Recession is over, says economist
According to Dennis Gartman, a number of indicators point to a recovery that is just getting started.
NEW YORK (Fortune) -- When economist Dennis Gartman told subscribers of his newsletter in the fall of 2007 that the U.S. was entering a recession, the Dow was at 13,500, and the official government call wouldn't come for another full year.
Now he's ahead of officials and forecasters again. According to Gartman, the U.S. recession that started in December 2007 is done.
"We saw it happen two weeks ago -- it's over," he said in a recent interview.
Other well-known economists and market watchers have recently been hinting at the same thing. NYU economics professor Nouriel Roubini, also known as "Dr. Doom" for his prescient predictions of the worldwide downturn, says the U.S. recession will end later this year. Treasury Secretary Timothy Geithner said last weekend that the recession is easing. And President Obama told Univision last week, "We maybe are beginning to see the end of the recession."
But Gartman says the Great Recession ended in July.
"Too many people get too arcane and have too many arguments about why an economy goes into or comes out of a recession," he says. "Having done this for 35 years, I've fallen into using just a couple of indicators that characteristically have done a very good job."
The first is a spike downward in the number of weekly jobless claims, which unlike the unemployment rate, focuses on newly laid off workers. Gartman doesn't seek a specific percentage decline (such as when a 20% decline denotes a bear market), but instead he waits for a sharp downward trend. "It's like the definition of pornography: I'll know it when I see it," he says.
He saw that downward spike last month. Weekly jobless claims rose to 658,000 in the first week of March but have since declined to a seasonally adjusted 584,000 for the week ending July 25. "That's enough of a spike," says Gartman, who considers the recent declining 4-week average of jobless claims -- the less volatile average recently reached its lowest point since January -- to be "icing on the cake.''
Gartman then looks at a ratio from The Conference Board: the percentage of coincident economic indicators to lagging indicators.
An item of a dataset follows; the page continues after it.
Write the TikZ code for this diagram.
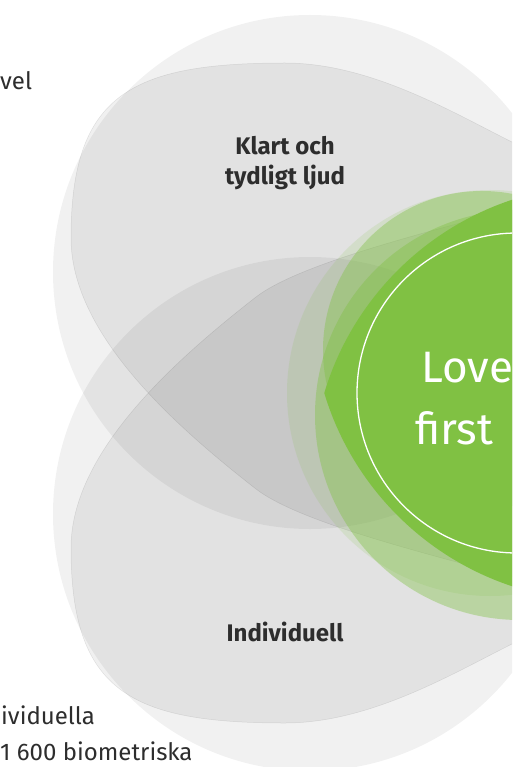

The ratio measures changes in the economy by dividing coincident (or real time) economic indicators like industrial production and personal income by lagging indicators, like the unemployment rate. So, if during a recession coincident indicators increase at a faster clip than lagging indicators, the economy is expanding and the ratio rises.
As Gartman notes, that ratio has been rising three months in a row. It increased to 90.5 in June from 89.4 in March. According to Gartman and Conference Board data, the fall in jobless claims and a rise in the ratio correlate with the end of recessions since 1959.
Gartman can't say why these two metrics out of hundreds of other have corresponded so well with economic recoveries. "I'm not one to get caught up in the explanation of things if I see the correlations hold," he says, noting that they poorly predict the beginning of recessions.
He expects economic indicators to slowly turn positive by October, but he's careful to remind investors that "the news is horrible at the bottom of a recession. It's going to be terrible for another couple months." Because it's a lagging indicator, Gartman expects unemployment to rise into 2010.
Critics could argue that Gartman's model would have a hard time holding up in the worst recession in more than 70s years -- after all, the Conference Board's ratio didn't even exist in the 1930s. But he's standing firm on its consistency.